Otra de las causas más rotundas que colaboran en este “asilvestramiento” de la sociedad es el menosprecio del esfuerzo. Hacer mérito ya no está bien visto entre los jóvenes. En su afán por convertir a la escuela en un ámbito más inclusivo e igualitario, el Estado ha provocado que todo nivele hacia abajo. En algunas notas a estudiantes brillantes, cuando los periodistas les preguntan cuánto tiempo dedican al estudio, responden de forma invariable que no mucho, que la clave está en organizarse bien. Pero, fuera de cámara o de micrófono, confiesan la verdad: está mal visto estudiar mucho. No se puede presumir de ello porque les cuesta el “bulling” o la agresión. Terrible, pero real. Además, si el que no se esfuerza lo mismo va a ser promovido (según el mandato del Ministerio) ¿para qué estudiar? ¿Para qué dedicarle al colegio más de lo normal? ¿De qué sirve sobresalir? En cambio, en el mundo asiático triunfar en el colegio es algo importantísimo, una cuestión de orgullo para la familia.

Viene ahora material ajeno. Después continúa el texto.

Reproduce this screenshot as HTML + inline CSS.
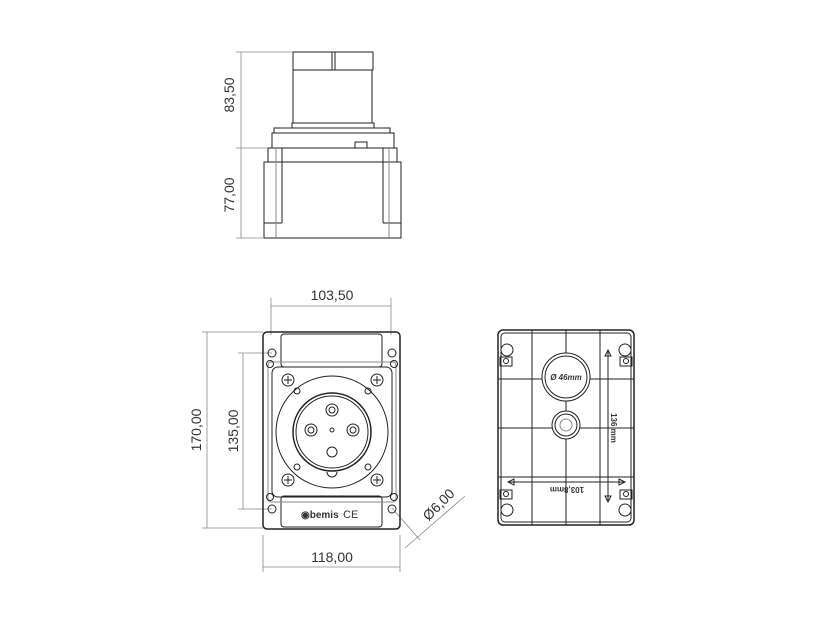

Lo mismo sucede en Finlandia, considerado como uno de los países con mejor performance educativa. Allí, los alumnos son tratados como ciudadanos únicos e irrepetibles, la transmisión de valores no es discursiva sino práctica y se premia, sobre todo, la curiosidad, la participación y el esfuerzo. Todo lo contrario de lo que sucede en la Argentina. Entonces, a pocos días de un cambio de gobierno, habría que preguntarle a los funcionarios que vendrán, cómo piensan revertir la crisis educativa en la que estamos inmersos y cómo harán para evitar la evaporación de los pocos valores que quedan en nuestra sociedad. No se trata de que añoremos un mundo de pompas y venias. Una vuelta al pasado es, quizás, otro albur imposible. Consiste simplemente en que los actualmente poco ponderados buenos modales constituyan un pasaporte al éxito, porque detrás de ellos se encuentra la esencia de la convivencia: el respeto por los demás.